At first I was in denial, “Surely they will make an exception for me,” I thought. Much time was spent whining and exchanging emails with registrars and department heads but soon enough I realized that although my case was unique, it didn’t warrant any special treatment. If I wanted to officially graduate then I had to go through the motions. That’s when I got angry. I didn’t want to go back to school and take classes that are irrelevant to where I want to be in my life. For a while I thought about just giving up on the whole MFA idea.
My obstinate attitude started to subside though when I attended the Kachemak Bay Writers’ Conference last summer and went to a discussion about the pros and cons of getting an MFA. It turns out that there aren’t many cons. If I want to improve as a writer, if I want people to take my writing seriously, then the MFA will only help me. The low-residency program makes it possible for me to work towards the degree and stay at my job. And the real clincher is that my husband (remember him, the academic advisor) works for the UAA system which offers tuition waivers for family members of employees, thus making the whole thing affordable. Really, it’s a no-brainer.

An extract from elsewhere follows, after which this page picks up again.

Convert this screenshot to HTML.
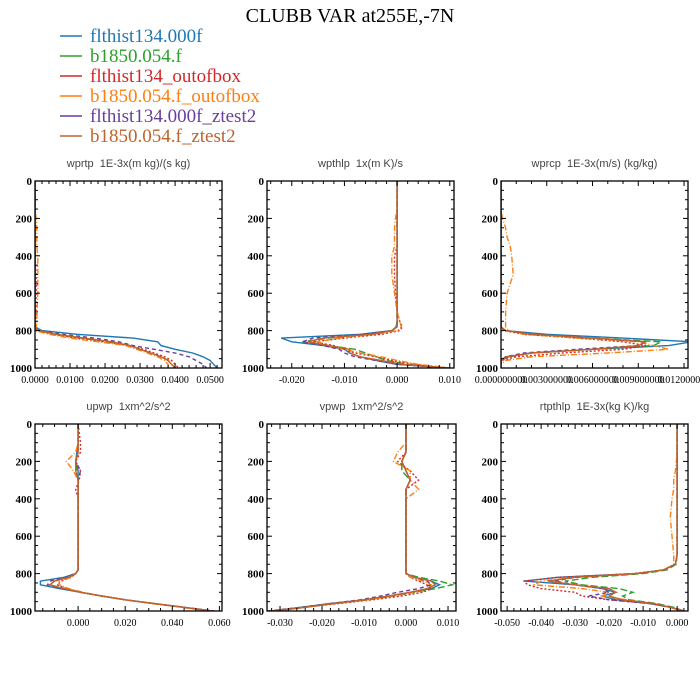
<!DOCTYPE html>
<html><head><meta charset="utf-8"><style>
body{margin:0;background:#fff;}
svg{display:block;}
text{white-space:pre;}
</style></head><body>
<svg id="c" width="700" height="700" xmlns="http://www.w3.org/2000/svg">
<text x="350" y="22" text-anchor="middle" font-family="Liberation Serif, serif" font-size="20">CLUBB VAR at255E,-7N</text>
<g id="legend"></g>
<g id="panels"></g>
</svg>
<script>
const levels=[0,100,150,200,250,300,350,400,500,600,700,750,780,800,820,840,860,880,900,920,940,960,980,1000];
const seriesNames=["flthist134.000f","b1850.054.f","flthist134_outofbox","b1850.054.f_outofbox","flthist134.000f_ztest2","b1850.054.f_ztest2"];
const colors=["#1f77b4","#2ca02c","#d62728","#ff7f0e","#6a3d9a","#c0622b"];
const dashes=["","7,3","2,2","6,2,1,2","4,3",""];

const wprtp_s1=[0,0,0,0,0,0,0,0,0,0,0,0,0,.002,.012,.028,.035,.036,.040,.045,.048,.050,.051,.052];
const wprtp_s2=[0,0,0,0,0,0,0,0,0,0,0,0,0,.001,.006,.013,.021,.027,.030,.033,.036,.038,.039,.040];
const wprtp_s3=[0,0,0,0,0,0,0,0,.0003,.0003,.0002,.0002,0,.0005,.005,.012,.020,.027,.031,.034,.037,.039,.040,.041];
const wprtp_s4=[0,0,0,.0003,.0005,.0005,.0005,.0008,.0008,.0008,.0006,.0005,.0003,0,.004,.010,.018,.026,.029,.032,.035,.037,.038,.038];
const wprtp_s5=[0,0,0,0,0,0,0,0,0,0,0,0,0,.001,.008,.017,.024,.028,.034,.040,.044,.046,.048,.049];
const wprtp_s6=[0,0,0,0,0,0,0,0,0,0,0,0,0,.001,.006,.014,.022,.027,.030,.033,.036,.038,.039,.040];

const wpthlp_s1=[0,0,0,0,0,0,0,0,0,0,0,0,-.0002,-.001,-.007,-.022,-.020,-.014,-.010,-.009,-.007,-.004,0,.010];
const wpthlp_s2=[0,0,0,0,0,0,0,0,0,0,0,0,0,-.001,-.004,-.013,-.018,-.013,-.008,-.006,-.004,-.002,.002,.009];
const wpthlp_s3=[0,0,0,0,0,0,0,-.0005,-.0005,-.0003,0,.0005,.001,.0005,-.003,-.010,-.016,-.012,-.010,-.008,-.004,-.001,.003,.010];
const wpthlp_s4=[0,0,0,-.0003,-.0005,-.0005,-.0005,-.001,-.001,-.0005,0,.0005,.0008,0,-.004,-.011,-.015,-.013,-.010,-.007,-.003,0,.004,.010];
const wpthlp_s5=[0,0,0,0,0,0,0,0,0,0,0,0,0,-.001,-.006,-.016,-.018,-.014,-.011,-.010,-.008,-.004,0,.009];
const wpthlp_s6=[0,0,0,0,0,0,0,0,0,0,0,0,0,-.001,-.005,-.014,-.017,-.013,-.009,-.009,-.007,-.003,.001,.009];

const wprcp_s1=[0,0,0,0,0,0,0,0,0,0,0,0,0,.0003,.003,.008,.0125,.011,.006,.002,.0005,0,0,0];
const wprcp_s2=[0,0,0,0,0,0,0,0,0,0,0,0,0,.0003,.002,.006,.0105,.010,.006,.002,.0003,0,0,0];
const wprcp_s3=[0,0,0,0,0,0,0,0,0,0,0,0,0,.0002,.0015,.005,.008,.0095,.008,.004,.001,0,0,0];
const wprcp_s4=[0,0,0,.0001,.0003,.0004,.0006,.0007,.0008,.0004,.0003,.0003,.0003,.0005,.0015,.005,.009,.010,.011,.007,.002,.0003,0,0];
const wprcp_s5=[0,0,0,0,0,0,0,0,0,0,0,0,0,.0003,.002,.006,.0095,.009,.005,.0015,.0003,0,0,0];
const wprcp_s6=[0,0,0,0,0,0,0,0,0,0,0,0,0,.0003,.002,.006,.0095,.009,.006,.002,.0004,0,0,0];

const upwp_s1=[0,0,-.0005,-.001,0,0,0,0,0,0,0,0,0,-.001,-.006,-.016,-.016,-.008,.001,.010,.020,.032,.045,.057];
const upwp_s2=[0,0,0,-.001,-.0005,0,0,0,0,0,0,0,0,-.001,-.004,-.010,-.012,-.006,.001,.010,.020,.032,.045,.056];
const upwp_s3=[0,.001,.001,-.001,.001,.0005,-.001,0,0,0,0,0,0,-.001,-.003,-.007,-.009,-.005,.001,.010,.020,.032,.045,.056];
const upwp_s4=[0,0,-.001,-.005,-.002,0,0,0,0,0,0,0,0,-.001,-.003,-.008,-.008,-.004,.002,.010,.020,.031,.044,.055];
const upwp_s5=[0,0,0,-.001,.001,0,0,0,0,0,0,0,0,-.001,-.005,-.012,-.013,-.006,.001,.010,.020,.032,.045,.058];
const upwp_s6=[0,0,0,-.001,-.001,0,0,0,0,0,0,0,0,-.001,-.004,-.010,-.012,-.006,.001,.010,.020,.032,.045,.057];

const vpwp_s1=[0,0,0,-.001,0,.001,0,0,0,0,0,0,0,0,.002,.006,.008,.006,.001,-.004,-.010,-.018,-.025,-.032];
const vpwp_s2=[0,0,0,-.001,-.001,.001,0,0,0,0,0,0,0,0,.003,.008,.011,.007,.002,-.003,-.009,-.017,-.025,-.032];
const vpwp_s3=[0,0,0,-.002,.001,.003,0,0,0,0,0,0,0,0,.001,.003,.005,.006,.004,-.001,-.008,-.016,-.024,-.031];
const vpwp_s4=[0,0,-.002,-.003,.001,.001,.003,0,0,0,0,0,0,0,.001,.004,.006,.005,.002,-.003,-.009,-.017,-.024,-.031];
const vpwp_s5=[0,0,0,-.001,0,.001,0,0,0,0,0,0,0,0,.002,.005,.006,.003,-.002,-.006,-.011,-.018,-.025,-.033];
const vpwp_s6=[0,0,0,-.001,0,.001,0,0,0,0,0,0,0,0,.002,.006,.007,.005,.001,-.004,-.010,-.017,-.024,-.032];

const rtpthlp_s1=[0,0,0,0,0,0,0,0,0,0,0,-.0005,-.004,-.012,-.035,-.045,-.030,-.022,-.018,-.022,-.018,-.008,-.002,.002];
const rtpthlp_s2=[0,0,0,0,0,0,0,0,0,0,0,-.0003,-.003,-.010,-.025,-.033,-.028,-.017,-.013,-.016,-.014,-.006,-.001,.002];
const rtpthlp_s3=[0,0,0,0,0,0,0,0,0,0,0,-.0005,-.004,-.013,-.035,-.045,-.044,-.040,-.030,-.028,-.020,-.008,-.002,.002];
const rtpthlp_s4=[0,0,0,-.0002,-.0005,-.001,-.001,-.0015,-.002,-.0015,-.001,-.001,-.004,-.012,-.030,-.040,-.042,-.028,-.020,-.022,-.015,-.007,-.002,.002];
const rtpthlp_s5=[0,0,0,0,0,0,0,0,0,0,0,-.0005,-.004,-.012,-.030,-.036,-.030,-.022,-.020,-.026,-.020,-.008,-.002,.002];
const rtpthlp_s6=[0,0,0,0,0,0,0,0,0,0,0,-.0005,-.004,-.012,-.030,-.038,-.030,-.020,-.018,-.020,-.016,-.007,-.002,.002];

const yTicks=[0,200,400,600,800,1000];
const ticks_wprtp=[0,.01,.02,.03,.04,.05];
const ticks_wpthlp=[-.02,-.01,0,.01];
const ticks_wprcp=[0,.003,.006,.009,.012];
const ticks_upwp=[0,.02,.04,.06];
const ticks_vpwp=[-.03,-.02,-.01,0,.01];
const ticks_rtpthlp=[-.05,-.04,-.03,-.02,-.01,0];

const NS="http://www.w3.org/2000/svg";
function mk(tag,attrs,parent){const e=document.createElementNS(NS,tag);for(const k in attrs)e.setAttribute(k,attrs[k]);parent.appendChild(e);return e;}

const panels=[
 {name:"wprtp",title:"wprtp  1E-3x(m kg)/(s kg)",x0:35,x1:222,y0:181,y1:368,xmin:0,xmax:.0534,ticks:ticks_wprtp,dec:4,minor:5,data:[wprtp_s1,wprtp_s2,wprtp_s3,wprtp_s4,wprtp_s5,wprtp_s6]},
 {name:"wpthlp",title:"wpthlp  1x(m K)/s",x0:267,x1:454,y0:181,y1:368,xmin:-.0247,xmax:.0108,ticks:ticks_wpthlp,dec:3,minor:5,data:[wpthlp_s1,wpthlp_s2,wpthlp_s3,wpthlp_s4,wpthlp_s5,wpthlp_s6]},
 {name:"wprcp",title:"wprcp  1E-3x(m/s) (kg/kg)",x0:501,x1:688,y0:181,y1:368,xmin:0,xmax:.01226,ticks:ticks_wprcp,dec:9,minor:3,data:[wprcp_s1,wprcp_s2,wprcp_s3,wprcp_s4,wprcp_s5,wprcp_s6]},
 {name:"upwp",title:"upwp  1xm^2/s^2",x0:35,x1:222,y0:424,y1:611,xmin:-.0183,xmax:.0611,ticks:ticks_upwp,dec:3,minor:4,data:[upwp_s1,upwp_s2,upwp_s3,upwp_s4,upwp_s5,upwp_s6]},
 {name:"vpwp",title:"vpwp  1xm^2/s^2",x0:267,x1:456,y0:424,y1:611,xmin:-.0331,xmax:.0119,ticks:ticks_vpwp,dec:3,minor:5,data:[vpwp_s1,vpwp_s2,vpwp_s3,vpwp_s4,vpwp_s5,vpwp_s6]},
 {name:"rtpthlp",title:"rtpthlp  1E-3x(kg K)/kg",x0:501,x1:688,y0:424,y1:611,xmin:-.0518,xmax:.0032,ticks:ticks_rtpthlp,dec:3,minor:5,data:[rtpthlp_s1,rtpthlp_s2,rtpthlp_s3,rtpthlp_s4,rtpthlp_s5,rtpthlp_s6]}
];

const legend=document.getElementById('legend');
seriesNames.forEach((n,i)=>{
 const y=42+i*20;
 const g=mk('g',{},legend);
 
 
 mk('line',{x1:60,x2:82,y1:y-6,y2:y-6,stroke:colors[i],'stroke-width':1.5},g);
 const t=mk('text',{x:90,y:y,fill:colors[i],'font-family':'Liberation Serif, serif','font-size':19},g);
 t.textContent=n;
});

const root=document.getElementById('panels');
panels.forEach(p=>{
 const g=mk('g',{},root);
 
 
 const sx=v=>p.x0+(v-p.xmin)/(p.xmax-p.xmin)*(p.x1-p.x0);
 const sy=v=>p.y0+v/1000*(p.y1-p.y0);
 const t=mk('text',{x:(p.x0+p.x1)/2,y:p.y0-14,'text-anchor':'middle','font-family':'Liberation Sans, sans-serif','font-size':11,fill:'#444'},g);
 
 
 t.textContent=p.title;
 const clipId='clip-'+p.name;
 const cp=mk('clipPath',{id:clipId},g);
 mk('rect',{x:p.x0,y:p.y0,width:p.x1-p.x0,height:p.y1-p.y0},cp);
 const lg=mk('g',{'clip-path':'url(#'+clipId+')'},g);
 p.data.forEach((arr,i)=>{
  const pts=arr.map((v,k)=>sx(v).toFixed(1)+','+sy(levels[k]).toFixed(1)).join(' ');
  const pl=mk('polyline',{points:pts,fill:'none',stroke:colors[i],'stroke-width':1.4,'stroke-dasharray':dashes[i]||'none'},lg);
  
  
 });
 const ax=mk('g',{stroke:'#000','stroke-width':1},g);
 
 
 mk('rect',{x:p.x0,y:p.y0,width:p.x1-p.x0,height:p.y1-p.y0,fill:'none','stroke-width':1.3},ax);
 for(let v=0;v<=1000;v+=50){
  const y=sy(v);const L=(v%200===0)?5:3;
  mk('line',{x1:p.x0,x2:p.x0+L,y1:y,y2:y},ax);
  mk('line',{x1:p.x1,x2:p.x1-L,y1:y,y2:y},ax);
 }
 yTicks.forEach(v=>{
  const tt=mk('text',{x:p.x0-3,y:sy(v)+4,'text-anchor':'end','font-family':'Liberation Serif, serif','font-size':11,'font-weight':'bold',stroke:'none'},g);
  
  
  tt.textContent=v;
 });
 const step=p.ticks[1]-p.ticks[0];const ms=step/p.minor;
 for(let v=p.ticks[0]-step;v<=p.xmax+1e-9;v+=ms){
  if(v<p.xmin-1e-9)continue;
  const x=sx(v);
  const major=Math.abs(Math.round((v-p.ticks[0])/step)*step-(v-p.ticks[0]))<ms/10;
  const L=major?5:3;
  mk('line',{x1:x,x2:x,y1:p.y1,y2:p.y1-L},ax);
  mk('line',{x1:x,x2:x,y1:p.y0,y2:p.y0+L},ax);
 }
 p.ticks.forEach(v=>{
  const tt=mk('text',{x:sx(v),y:p.y1+15,'text-anchor':'middle','font-family':'Liberation Serif, serif','font-size':10},g);
  
  
  tt.textContent=(Math.abs(v)<1e-12?0:v).toFixed(p.dec);
 });
});
</script>
</body></html>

So once again I’m working on my bachelor’s degree. This time though, I’m making sure to follow all the rules. Tomorrow I’m off to my Psychological Statistics class and next week I’ll start Systems and History of Psychology. No, I’m not thrilled about the fact that for the next few months I have to spend so many hours working on courses that are essentially meaningless to me, but I’ve come to a place of acceptance about the whole matter. Really, I have. And who knows, maybe the statistics class will give me lots of new, interesting things to write about. I’ll be sure to let you know if it does.